Mosque in Gothenburg, Västra Götaland, Sweden

The Bellevue Mosque (Bellevuemoskén) is a mosque in Gothenburg, Sweden. It is located at Generalsgatan 2A in the "Bellevue" district of Gothenburg. The mosque is administered by the Somali-dominated Islamic Sunni Centre Denomination (Islamiska Sunnicentret Trossamfund, ISC) and advocates the Salafi movement of Islam. It was created with funds from Saudi Arabia.

The mosque has been in the focus of media several times for its alleged ties to various Islamist and terrorist-designated organizations. According to an article in Göteborgs-Tidningen, Mirsad Bektašević, the Swedish citizen of Bosniak descent who was convicted on terrorism-related charges in Sarajevo in 2007, was a frequent attendee of the Bellevue Mosque. In the same article it was further claimed that the mosque had financial ties to the al-Haramain Foundation, a Saudi-based charity group which has been listed on the United Nations list of "entities belonging to or associated with al-Qaeda". Representatives from the foundation are also said to have visited the mosque at several occasions.

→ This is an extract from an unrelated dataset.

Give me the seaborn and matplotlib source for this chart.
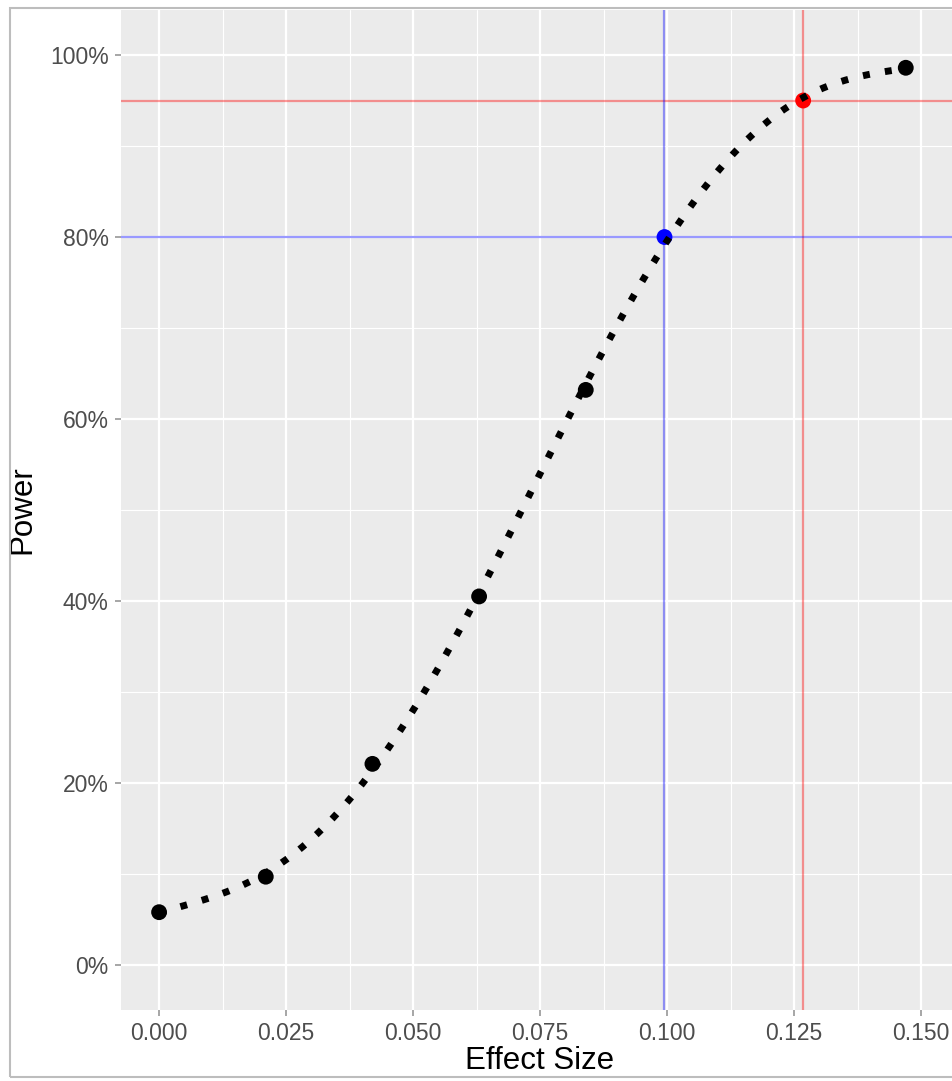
import matplotlib
matplotlib.use("Agg")
import matplotlib.pyplot as plt
from matplotlib.patches import Rectangle
from matplotlib.ticker import FixedLocator
import seaborn as sns
import pandas as pd

# ---- data ----
effect_size = [0.000, 0.021, 0.042, 0.063, 0.084, 0.147]
power = [0.058, 0.097, 0.221, 0.405, 0.632, 0.986]
power80_effect = [0.0995]
power80_value = [0.80]
power95_effect = [0.1268]
power95_value = [0.95]
x_ticks = [0.000, 0.025, 0.050, 0.075, 0.100, 0.125, 0.150]
x_tick_labels = ["0.000", "0.025", "0.050", "0.075", "0.100", "0.125", "0.150"]
y_ticks = [0.0, 0.2, 0.4, 0.6, 0.8, 1.0]
y_tick_labels = ["0%", "20%", "40%", "60%", "80%", "100%"]

curve_df = pd.DataFrame({
    "effect": effect_size + power80_effect + power95_effect,
    "power": power + power80_value + power95_value,
}).sort_values("effect")
points_df = pd.DataFrame({"effect": effect_size, "power": power})

sns.set_theme(style="darkgrid")
plt.rcParams["font.family"] = ["Liberation Sans", "DejaVu Sans"]

W, H = 952, 1081
fig = plt.figure(figsize=(W / 100, H / 100), dpi=100)
left_px, right_px, top_px, bottom_px = 121, 959, 10, 1010
ax = fig.add_axes([left_px / W, (H - bottom_px) / H,
                   (right_px - left_px) / W, (bottom_px - top_px) / H])
ax.set_facecolor("#EBEBEB")
for s in ax.spines.values():
    s.set_visible(False)

# reference lines
ax.axhline(power95_value[0], color="red", alpha=0.4, lw=1.6, zorder=2)
ax.axvline(power95_effect[0], color="red", alpha=0.4, lw=1.6, zorder=2)
ax.axhline(power80_value[0], color="blue", alpha=0.4, lw=1.6, zorder=2)
ax.axvline(power80_effect[0], color="blue", alpha=0.4, lw=1.6, zorder=2)

# points
sns.scatterplot(data=points_df, x="effect", y="power", color="black", s=130,
                edgecolor="none", ax=ax, zorder=3)
sns.scatterplot(x=power80_effect, y=power80_value, color="blue", s=130,
                edgecolor="none", ax=ax, zorder=3)
sns.scatterplot(x=power95_effect, y=power95_value, color="red", s=130,
                edgecolor="none", ax=ax, zorder=3)

# smooth dotted curve
sns.regplot(data=curve_df, x="effect", y="power", order=5, ci=None,
            scatter=False, ax=ax,
            line_kws={"color": "black", "lw": 5, "ls": (0, (1, 2.2)),
                      "dash_capstyle": "butt", "zorder": 4})

ax.set_xlim(-0.0075, (right_px - 159) / 5080)
ax.set_ylim(-0.0495, 1.0495)

ax.xaxis.set_major_locator(FixedLocator(x_ticks))
ax.set_xticklabels(x_tick_labels)
ax.yaxis.set_major_locator(FixedLocator(y_ticks))
ax.set_yticklabels(y_tick_labels)
ax.xaxis.set_minor_locator(FixedLocator([0.0125 + 0.025 * i for i in range(-1, 7)]))
ax.yaxis.set_minor_locator(FixedLocator([0.1 + 0.2 * i for i in range(5)]))

ax.grid(which="major", color="white", lw=1.6)
ax.grid(which="minor", color="white", lw=0.8)
ax.set_axisbelow(True)

ax.tick_params(which="major", length=4.5, width=1.4, color="#A6A6A6",
               labelsize=16.5, labelcolor="#4D4D4D", pad=4.5,
               bottom=True, left=True)
ax.tick_params(which="minor", length=0)

ax.set_xlabel("Effect Size", fontsize=22.5, color="black")
ax.set_ylabel("Power", fontsize=22.5, color="black")
ax.xaxis.set_label_coords(0.5, -0.036)
ax.yaxis.set_label_coords(-0.1, 0.5)

# outer border (right side lies beyond the crop)
fig.patches.append(Rectangle((10 / W, (H - 1077) / H), 1.2, (1077 - 8) / H,
                             transform=fig.transFigure, fill=False,
                             edgecolor="#BDBDBD", lw=1.5, clip_on=False))

fig.savefig("out.png", dpi=100)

In December 2006 it was reported that the mosque has been used to collect money for the Islamic Courts Union (ICU) in Somalia.

In July 2009 it was reported that Xasan Xuseen, described as spiritual leader of the Somali Islamist group al-Shabaab, had been invited to speak at a conference at the mosque. al-Shabaab has carried out several suicide attacks in Somalia and is designated as a terrorist organization by the United States Department of State. It is also described, although not officially designated, as a terrorist organization by the Swedish Security Service among others.

In November 2012, the mosque held the first public dawah course in the Swedish language, it was arranged by controversial British Islamic missionary group iERA and Sveriges Förenade Muslimer. According to the Swedish Defence University, nearly all individuals who have travelled from Gothenburg to join jihadi groups in Syria have been visitors to the mosque. The official web page of the mosque praise Sharia law as "just and merciful towards society as a whole".

== Organisations ==
A number of organisations are active at the mosque.

=== Mångkulturella Ungdoms Center===
Mångkulturella Ungdoms Center (translation: "multicultural youth centre" is the youth section of the mosque. It was formed in 2004 and is a member in the umbrella organisation Muslim Youth of Sweden. On 11 September 2011 its chairman was among those arrested on suspicion of an attack against artist Lars Vilks, who had an exhibition at art gallery Röda Sten in Gothenburg. During the criminal investigation, police found propaganda for violent jihadism on a computer in their office with pictures named Al-Shabaab and mujahideen. The trial concluded there many indications to support the prosecutor's charge of attempted murder of Vilks, but the court only upheld the charge of carrying knives in a public space.

=== Sveriges Förenade Muslimer===
Sveriges Förenade Muslimer (translation: "United Muslims of Sweden") was formed in 2011. They organised an annual conference with about 1000 visitors. The organisation has received funding from Gothenburg Municipality and state aid from the Swedish Agency for Youth and Civil Society. According to an investigation by Uppdrag granskning, the organisation has invited a number of preachers who sympathise with the Islamic State of Iraq and the Levant and al-Qaeda.